Reproduce the material in full, exactly as written.

━━━━━ INFORMATION SHOWN

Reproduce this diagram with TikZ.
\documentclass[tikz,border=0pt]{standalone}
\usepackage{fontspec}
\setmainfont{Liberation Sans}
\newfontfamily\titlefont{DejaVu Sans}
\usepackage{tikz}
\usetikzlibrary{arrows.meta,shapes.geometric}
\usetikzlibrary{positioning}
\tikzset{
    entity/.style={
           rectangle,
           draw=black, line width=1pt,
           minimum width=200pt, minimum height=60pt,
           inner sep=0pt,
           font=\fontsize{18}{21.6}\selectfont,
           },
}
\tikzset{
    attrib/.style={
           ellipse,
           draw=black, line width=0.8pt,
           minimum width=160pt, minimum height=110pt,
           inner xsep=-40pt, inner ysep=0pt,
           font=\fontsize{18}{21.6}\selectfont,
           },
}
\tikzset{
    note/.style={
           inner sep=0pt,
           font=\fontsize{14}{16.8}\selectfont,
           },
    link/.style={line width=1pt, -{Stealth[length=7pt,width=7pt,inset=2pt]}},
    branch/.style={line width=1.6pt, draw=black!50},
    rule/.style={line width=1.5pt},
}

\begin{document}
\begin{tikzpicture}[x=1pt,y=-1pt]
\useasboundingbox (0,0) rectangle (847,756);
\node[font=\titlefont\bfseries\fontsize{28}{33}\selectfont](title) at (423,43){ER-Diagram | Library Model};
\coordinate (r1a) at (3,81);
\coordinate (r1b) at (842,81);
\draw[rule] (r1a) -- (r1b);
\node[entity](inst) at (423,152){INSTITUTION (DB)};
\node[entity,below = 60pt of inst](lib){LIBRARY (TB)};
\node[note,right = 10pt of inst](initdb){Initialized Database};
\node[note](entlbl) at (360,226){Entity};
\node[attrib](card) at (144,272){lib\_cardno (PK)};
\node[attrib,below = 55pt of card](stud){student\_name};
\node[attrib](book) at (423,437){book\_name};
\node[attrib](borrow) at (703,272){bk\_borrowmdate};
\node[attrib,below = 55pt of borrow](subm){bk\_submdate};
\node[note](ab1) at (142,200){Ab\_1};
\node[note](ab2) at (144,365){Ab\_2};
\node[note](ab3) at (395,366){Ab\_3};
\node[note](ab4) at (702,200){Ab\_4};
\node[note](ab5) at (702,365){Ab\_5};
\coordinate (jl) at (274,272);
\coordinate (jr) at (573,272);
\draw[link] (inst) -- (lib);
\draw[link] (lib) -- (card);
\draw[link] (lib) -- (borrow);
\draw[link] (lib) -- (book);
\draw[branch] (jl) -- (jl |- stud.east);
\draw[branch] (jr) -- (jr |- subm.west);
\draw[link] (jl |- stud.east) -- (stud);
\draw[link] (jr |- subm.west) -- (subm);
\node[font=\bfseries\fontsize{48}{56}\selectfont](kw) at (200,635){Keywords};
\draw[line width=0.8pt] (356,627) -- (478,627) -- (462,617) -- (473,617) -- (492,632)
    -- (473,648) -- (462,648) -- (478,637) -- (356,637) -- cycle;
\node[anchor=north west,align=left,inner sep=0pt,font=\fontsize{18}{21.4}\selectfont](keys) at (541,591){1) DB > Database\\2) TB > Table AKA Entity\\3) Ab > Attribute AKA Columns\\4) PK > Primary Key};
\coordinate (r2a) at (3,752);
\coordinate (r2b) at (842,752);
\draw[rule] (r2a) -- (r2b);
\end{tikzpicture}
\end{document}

━━━━━━━━━━

SOLUTION FOR THIS PROBLEM:
Reproduce this diagram with TikZ.
\documentclass[tikz,border=0pt]{standalone}
\usepackage{fontspec}
\setmainfont{Liberation Sans}
\newfontfamily\titlefont{DejaVu Sans}
\usepackage{tikz}
\usetikzlibrary{arrows.meta,shapes.geometric}
\usetikzlibrary{positioning}
\tikzset{
    entity/.style={
           rectangle,
           draw=black, line width=1pt,
           minimum width=200pt, minimum height=60pt,
           inner sep=0pt,
           font=\fontsize{18}{21.6}\selectfont,
           },
}
\tikzset{
    attrib/.style={
           ellipse,
           draw=black, line width=0.8pt,
           minimum width=160pt, minimum height=110pt,
           inner xsep=-40pt, inner ysep=0pt,
           font=\fontsize{18}{21.6}\selectfont,
           },
}
\tikzset{
    note/.style={
           inner sep=0pt,
           font=\fontsize{14}{16.8}\selectfont,
           },
    link/.style={line width=1pt, -{Stealth[length=7pt,width=7pt,inset=2pt]}},
    branch/.style={line width=1.6pt, draw=black!50},
    rule/.style={line width=1.5pt},
}

\begin{document}
\begin{tikzpicture}[x=1pt,y=-1pt]
\useasboundingbox (0,0) rectangle (847,756);
\node[font=\titlefont\bfseries\fontsize{28}{33}\selectfont](title) at (423,43){ER-Diagram | Library Model};
\coordinate (r1a) at (3,81);
\coordinate (r1b) at (842,81);
\draw[rule] (r1a) -- (r1b);
\node[entity](inst) at (423,152){INSTITUTION (DB)};
\node[entity,below = 60pt of inst](lib){LIBRARY (TB)};
\node[note,right = 10pt of inst](initdb){Initialized Database};
\node[note](entlbl) at (360,226){Entity};
\node[attrib](card) at (144,272){lib\_cardno (PK)};
\node[attrib,below = 55pt of card](stud){student\_name};
\node[attrib](book) at (423,437){book\_name};
\node[attrib](borrow) at (703,272){bk\_borrowmdate};
\node[attrib,below = 55pt of borrow](subm){bk\_submdate};
\node[note](ab1) at (142,200){Ab\_1};
\node[note](ab2) at (144,365){Ab\_2};
\node[note](ab3) at (395,366){Ab\_3};
\node[note](ab4) at (702,200){Ab\_4};
\node[note](ab5) at (702,365){Ab\_5};
\coordinate (jl) at (274,272);
\coordinate (jr) at (573,272);
\draw[link] (inst) -- (lib);
\draw[link] (lib) -- (card);
\draw[link] (lib) -- (borrow);
\draw[link] (lib) -- (book);
\draw[branch] (jl) -- (jl |- stud.east);
\draw[branch] (jr) -- (jr |- subm.west);
\draw[link] (jl |- stud.east) -- (stud);
\draw[link] (jr |- subm.west) -- (subm);
\node[font=\bfseries\fontsize{48}{56}\selectfont](kw) at (200,635){Keywords};
\draw[line width=0.8pt] (356,627) -- (478,627) -- (462,617) -- (473,617) -- (492,632)
    -- (473,648) -- (462,648) -- (478,637) -- (356,637) -- cycle;
\node[anchor=north west,align=left,inner sep=0pt,font=\fontsize{18}{21.4}\selectfont](keys) at (541,591){1) DB > Database\\2) TB > Table AKA Entity\\3) Ab > Attribute AKA Columns\\4) PK > Primary Key};
\coordinate (r2a) at (3,752);
\coordinate (r2b) at (842,752);
\draw[rule] (r2a) -- (r2b);
\end{tikzpicture}
\end{document}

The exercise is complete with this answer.